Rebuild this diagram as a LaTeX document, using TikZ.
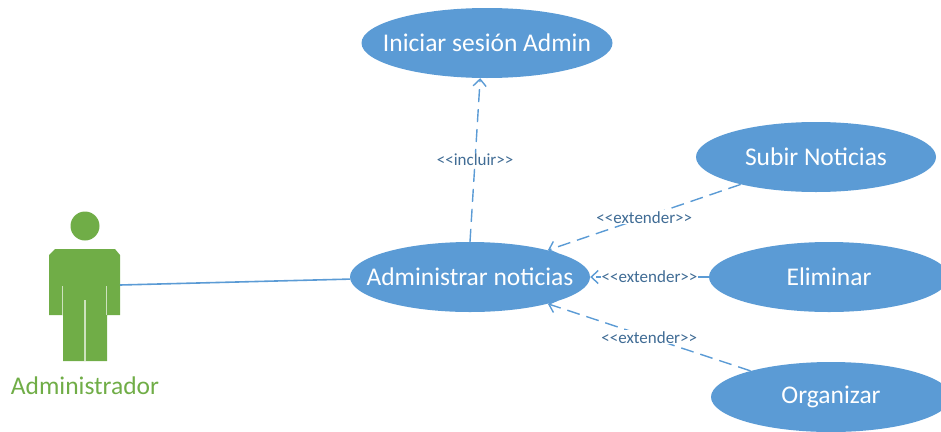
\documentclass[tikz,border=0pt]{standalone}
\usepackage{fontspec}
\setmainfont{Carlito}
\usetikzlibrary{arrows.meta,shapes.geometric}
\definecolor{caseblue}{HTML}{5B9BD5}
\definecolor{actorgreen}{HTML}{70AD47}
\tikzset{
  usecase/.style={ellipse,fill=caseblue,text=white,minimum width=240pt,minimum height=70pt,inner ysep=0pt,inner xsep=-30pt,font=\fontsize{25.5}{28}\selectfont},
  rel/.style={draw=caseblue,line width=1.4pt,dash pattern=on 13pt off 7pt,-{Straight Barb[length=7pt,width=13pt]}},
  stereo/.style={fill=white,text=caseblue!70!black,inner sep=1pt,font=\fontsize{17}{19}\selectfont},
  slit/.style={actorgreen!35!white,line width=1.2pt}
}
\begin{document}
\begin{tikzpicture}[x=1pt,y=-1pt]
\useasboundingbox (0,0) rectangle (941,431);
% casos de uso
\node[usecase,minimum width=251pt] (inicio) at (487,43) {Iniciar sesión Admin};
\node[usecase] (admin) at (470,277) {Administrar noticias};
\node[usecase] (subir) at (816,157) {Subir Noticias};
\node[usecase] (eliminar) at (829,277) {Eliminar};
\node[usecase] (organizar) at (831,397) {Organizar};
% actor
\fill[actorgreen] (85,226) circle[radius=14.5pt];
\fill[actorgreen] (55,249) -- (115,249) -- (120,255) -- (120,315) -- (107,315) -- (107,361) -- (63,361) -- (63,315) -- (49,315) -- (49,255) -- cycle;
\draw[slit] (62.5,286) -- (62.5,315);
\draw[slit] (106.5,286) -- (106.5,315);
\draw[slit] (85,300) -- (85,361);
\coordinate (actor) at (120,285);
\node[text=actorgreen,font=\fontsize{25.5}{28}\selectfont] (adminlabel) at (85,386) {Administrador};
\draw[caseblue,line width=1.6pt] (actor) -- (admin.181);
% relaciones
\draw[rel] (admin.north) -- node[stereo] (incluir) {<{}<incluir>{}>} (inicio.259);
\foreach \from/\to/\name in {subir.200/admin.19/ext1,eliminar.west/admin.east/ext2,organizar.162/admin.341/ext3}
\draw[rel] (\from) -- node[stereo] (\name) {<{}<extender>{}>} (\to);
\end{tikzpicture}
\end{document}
^^^^^^^^^^^^^^^^
▶ Problem statement
Without the pictures, repeat the listing above exactly.

▶ Task output
Rebuild this diagram as a LaTeX document, using TikZ.
\documentclass[tikz,border=0pt]{standalone}
\usepackage{fontspec}
\setmainfont{Carlito}
\usetikzlibrary{arrows.meta,shapes.geometric}
\definecolor{caseblue}{HTML}{5B9BD5}
\definecolor{actorgreen}{HTML}{70AD47}
\tikzset{
  usecase/.style={ellipse,fill=caseblue,text=white,minimum width=240pt,minimum height=70pt,inner ysep=0pt,inner xsep=-30pt,font=\fontsize{25.5}{28}\selectfont},
  rel/.style={draw=caseblue,line width=1.4pt,dash pattern=on 13pt off 7pt,-{Straight Barb[length=7pt,width=13pt]}},
  stereo/.style={fill=white,text=caseblue!70!black,inner sep=1pt,font=\fontsize{17}{19}\selectfont},
  slit/.style={actorgreen!35!white,line width=1.2pt}
}
\begin{document}
\begin{tikzpicture}[x=1pt,y=-1pt]
\useasboundingbox (0,0) rectangle (941,431);
% casos de uso
\node[usecase,minimum width=251pt] (inicio) at (487,43) {Iniciar sesión Admin};
\node[usecase] (admin) at (470,277) {Administrar noticias};
\node[usecase] (subir) at (816,157) {Subir Noticias};
\node[usecase] (eliminar) at (829,277) {Eliminar};
\node[usecase] (organizar) at (831,397) {Organizar};
% actor
\fill[actorgreen] (85,226) circle[radius=14.5pt];
\fill[actorgreen] (55,249) -- (115,249) -- (120,255) -- (120,315) -- (107,315) -- (107,361) -- (63,361) -- (63,315) -- (49,315) -- (49,255) -- cycle;
\draw[slit] (62.5,286) -- (62.5,315);
\draw[slit] (106.5,286) -- (106.5,315);
\draw[slit] (85,300) -- (85,361);
\coordinate (actor) at (120,285);
\node[text=actorgreen,font=\fontsize{25.5}{28}\selectfont] (adminlabel) at (85,386) {Administrador};
\draw[caseblue,line width=1.6pt] (actor) -- (admin.181);
% relaciones
\draw[rel] (admin.north) -- node[stereo] (incluir) {<{}<incluir>{}>} (inicio.259);
\foreach \from/\to/\name in {subir.200/admin.19/ext1,eliminar.west/admin.east/ext2,organizar.162/admin.341/ext3}
\draw[rel] (\from) -- node[stereo] (\name) {<{}<extender>{}>} (\to);
\end{tikzpicture}
\end{document}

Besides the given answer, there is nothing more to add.